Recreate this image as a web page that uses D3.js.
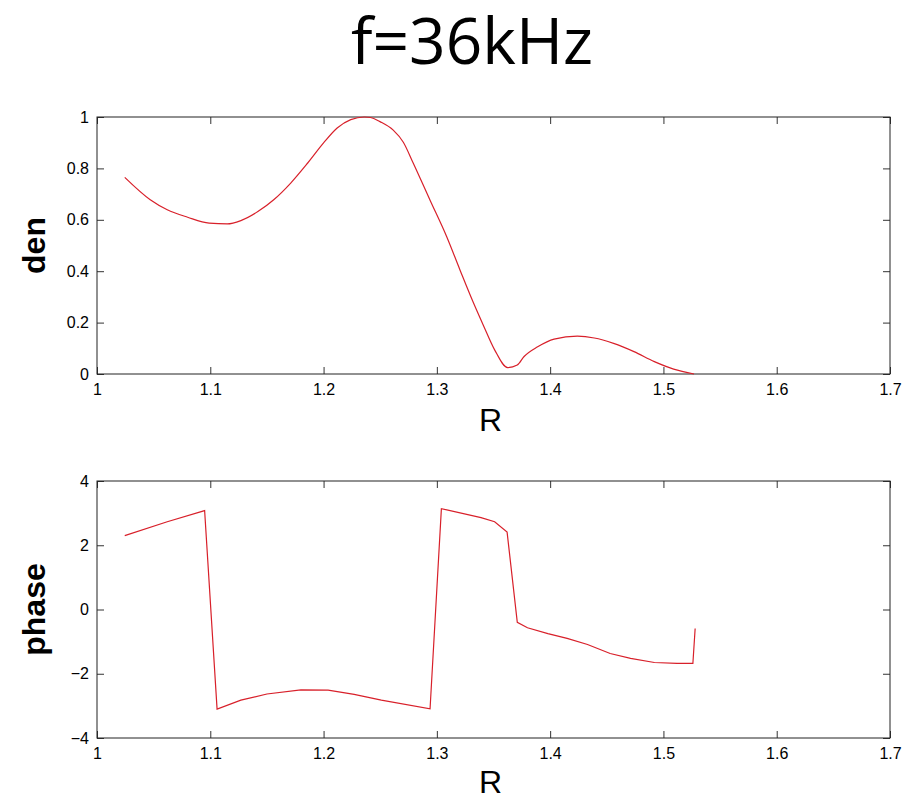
<!DOCTYPE html>
<html><head><meta charset="utf-8">
<script src="https://cdn.jsdelivr.net/npm/d3@7"></script>
<style>
body{margin:0;background:#fff;}
svg text{font-family:"Liberation Sans",Arial,sans-serif;}
</style></head>
<body><svg id="c" width="911" height="800"></svg>
<script>
const title = "f=36kHz";
const denR   = [1.0245,1.047,1.062,1.080,1.099,1.115,1.127,1.142,1.156,1.171,1.186,1.200,1.212,1.224,1.236,1.2415,1.2498,1.2615,1.2704,1.279,1.2939,1.3087,1.3204,1.332,1.341,1.351,1.3625,1.371,1.377,1.389,1.4035,1.424,1.439,1.456,1.474,1.492,1.509,1.527];
const denVal = [0.765,0.678,0.639,0.610,0.587,0.584,0.597,0.632,0.678,0.743,0.821,0.899,0.957,0.990,1.000,0.998,0.982,0.949,0.902,0.822,0.677,0.534,0.405,0.280,0.190,0.094,0.025,0.035,0.068,0.106,0.136,0.147,0.140,0.119,0.087,0.048,0.019,0.000];
const phaseR   = [1.0245,1.062,1.095,1.106,1.127,1.150,1.180,1.204,1.227,1.251,1.294,1.304,1.339,1.351,1.362,1.371,1.380,1.398,1.415,1.433,1.453,1.471,1.492,1.512,1.526,1.528];
const phaseVal = [2.30,2.73,3.08,-3.10,-2.82,-2.63,-2.50,-2.51,-2.64,-2.82,-3.09,3.14,2.86,2.73,2.41,-0.40,-0.57,-0.75,-0.90,-1.09,-1.37,-1.52,-1.65,-1.68,-1.68,-0.59];
const xTicks = [1,1.1,1.2,1.3,1.4,1.5,1.6,1.7];
const denTicks = [0,0.2,0.4,0.6,0.8,1];
const phaseTicks = [-4,-2,0,2,4];

const svg = d3.select("#c");
svg.append("text").attr("x",472).attr("y",64).attr("text-anchor","middle")
  .style("font-family","'Open Sans',sans-serif").style("font-size","64px").attr("fill","#000").text(title);

const L=97, R=890;
const x = d3.scaleLinear().domain([1,1.7]).range([L,R]);

function panel(top,bottom,yDomain,yTicks,fmt,xs,ys,ylabel,curve,rOff){
  const y = d3.scaleLinear().domain(yDomain).range([bottom,top]);
  const g = svg.append("g");
  const tl=7;
  g.append("g").attr("transform",`translate(0,${bottom})`)
    .call(d3.axisBottom(x).tickValues(xTicks).tickFormat(d=>d3.format("")(d)).tickSizeInner(-tl).tickSizeOuter(0).tickPadding(10));
  g.append("g").attr("transform",`translate(0,${top})`)
    .call(d3.axisTop(x).tickValues(xTicks).tickFormat("").tickSizeInner(-tl).tickSizeOuter(0));
  g.append("g").attr("transform",`translate(${L},0)`)
    .call(d3.axisLeft(y).tickValues(yTicks).tickFormat(fmt).tickSizeInner(-tl).tickSizeOuter(0).tickPadding(8));
  g.append("g").attr("transform",`translate(${R},0)`)
    .call(d3.axisRight(y).tickValues(yTicks).tickFormat("").tickSizeInner(-tl).tickSizeOuter(0));
  g.selectAll(".domain").remove();
  g.selectAll(".tick line").attr("stroke","#333");
  g.selectAll(".tick text").style("font-size","16px").attr("fill","#000");
  g.append("rect").attr("x",L).attr("y",top).attr("width",R-L).attr("height",bottom-top)
    .attr("fill","none").attr("stroke","#222").attr("stroke-width",1);
  const data = xs.map((d,i)=>[d,ys[i]]);
  g.append("path").datum(data).attr("fill","none").attr("stroke","#d8202a").attr("stroke-width",1.2)
    .attr("d",d3.line().x(d=>x(d[0])).y(d=>y(d[1])).curve(curve));
  g.append("text").attr("transform",`translate(45,${(top+bottom)/2}) rotate(-90)`)
    .attr("text-anchor","middle").style("font-size","32px").style("font-weight","bold").attr("fill","#000").text(ylabel);
  g.append("text").attr("x",(L+R)/2-3).attr("y",bottom+rOff).attr("text-anchor","middle")
    .style("font-size","32px").attr("fill","#000").text("R");
}
panel(117,374,[0,1],denTicks,d=>d3.format("")(d),denR,denVal,"den",d3.curveMonotoneX,57);
panel(481,738,[-4,4],phaseTicks,d=>d3.format("")(d),phaseR,phaseVal,"phase",d3.curveLinear,55);
</script></body></html>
┄┄┄┄┄┄
Task directions:
Copy out every line of the material above exactly, skipping the pictures.

Problem solution:
Recreate this image as a web page that uses D3.js.
<!DOCTYPE html>
<html><head><meta charset="utf-8">
<script src="https://cdn.jsdelivr.net/npm/d3@7"></script>
<style>
body{margin:0;background:#fff;}
svg text{font-family:"Liberation Sans",Arial,sans-serif;}
</style></head>
<body><svg id="c" width="911" height="800"></svg>
<script>
const title = "f=36kHz";
const denR   = [1.0245,1.047,1.062,1.080,1.099,1.115,1.127,1.142,1.156,1.171,1.186,1.200,1.212,1.224,1.236,1.2415,1.2498,1.2615,1.2704,1.279,1.2939,1.3087,1.3204,1.332,1.341,1.351,1.3625,1.371,1.377,1.389,1.4035,1.424,1.439,1.456,1.474,1.492,1.509,1.527];
const denVal = [0.765,0.678,0.639,0.610,0.587,0.584,0.597,0.632,0.678,0.743,0.821,0.899,0.957,0.990,1.000,0.998,0.982,0.949,0.902,0.822,0.677,0.534,0.405,0.280,0.190,0.094,0.025,0.035,0.068,0.106,0.136,0.147,0.140,0.119,0.087,0.048,0.019,0.000];
const phaseR   = [1.0245,1.062,1.095,1.106,1.127,1.150,1.180,1.204,1.227,1.251,1.294,1.304,1.339,1.351,1.362,1.371,1.380,1.398,1.415,1.433,1.453,1.471,1.492,1.512,1.526,1.528];
const phaseVal = [2.30,2.73,3.08,-3.10,-2.82,-2.63,-2.50,-2.51,-2.64,-2.82,-3.09,3.14,2.86,2.73,2.41,-0.40,-0.57,-0.75,-0.90,-1.09,-1.37,-1.52,-1.65,-1.68,-1.68,-0.59];
const xTicks = [1,1.1,1.2,1.3,1.4,1.5,1.6,1.7];
const denTicks = [0,0.2,0.4,0.6,0.8,1];
const phaseTicks = [-4,-2,0,2,4];

const svg = d3.select("#c");
svg.append("text").attr("x",472).attr("y",64).attr("text-anchor","middle")
  .style("font-family","'Open Sans',sans-serif").style("font-size","64px").attr("fill","#000").text(title);

const L=97, R=890;
const x = d3.scaleLinear().domain([1,1.7]).range([L,R]);

function panel(top,bottom,yDomain,yTicks,fmt,xs,ys,ylabel,curve,rOff){
  const y = d3.scaleLinear().domain(yDomain).range([bottom,top]);
  const g = svg.append("g");
  const tl=7;
  g.append("g").attr("transform",`translate(0,${bottom})`)
    .call(d3.axisBottom(x).tickValues(xTicks).tickFormat(d=>d3.format("")(d)).tickSizeInner(-tl).tickSizeOuter(0).tickPadding(10));
  g.append("g").attr("transform",`translate(0,${top})`)
    .call(d3.axisTop(x).tickValues(xTicks).tickFormat("").tickSizeInner(-tl).tickSizeOuter(0));
  g.append("g").attr("transform",`translate(${L},0)`)
    .call(d3.axisLeft(y).tickValues(yTicks).tickFormat(fmt).tickSizeInner(-tl).tickSizeOuter(0).tickPadding(8));
  g.append("g").attr("transform",`translate(${R},0)`)
    .call(d3.axisRight(y).tickValues(yTicks).tickFormat("").tickSizeInner(-tl).tickSizeOuter(0));
  g.selectAll(".domain").remove();
  g.selectAll(".tick line").attr("stroke","#333");
  g.selectAll(".tick text").style("font-size","16px").attr("fill","#000");
  g.append("rect").attr("x",L).attr("y",top).attr("width",R-L).attr("height",bottom-top)
    .attr("fill","none").attr("stroke","#222").attr("stroke-width",1);
  const data = xs.map((d,i)=>[d,ys[i]]);
  g.append("path").datum(data).attr("fill","none").attr("stroke","#d8202a").attr("stroke-width",1.2)
    .attr("d",d3.line().x(d=>x(d[0])).y(d=>y(d[1])).curve(curve));
  g.append("text").attr("transform",`translate(45,${(top+bottom)/2}) rotate(-90)`)
    .attr("text-anchor","middle").style("font-size","32px").style("font-weight","bold").attr("fill","#000").text(ylabel);
  g.append("text").attr("x",(L+R)/2-3).attr("y",bottom+rOff).attr("text-anchor","middle")
    .style("font-size","32px").attr("fill","#000").text("R");
}
panel(117,374,[0,1],denTicks,d=>d3.format("")(d),denR,denVal,"den",d3.curveMonotoneX,57);
panel(481,738,[-4,4],phaseTicks,d=>d3.format("")(d),phaseR,phaseVal,"phase",d3.curveLinear,55);
</script></body></html>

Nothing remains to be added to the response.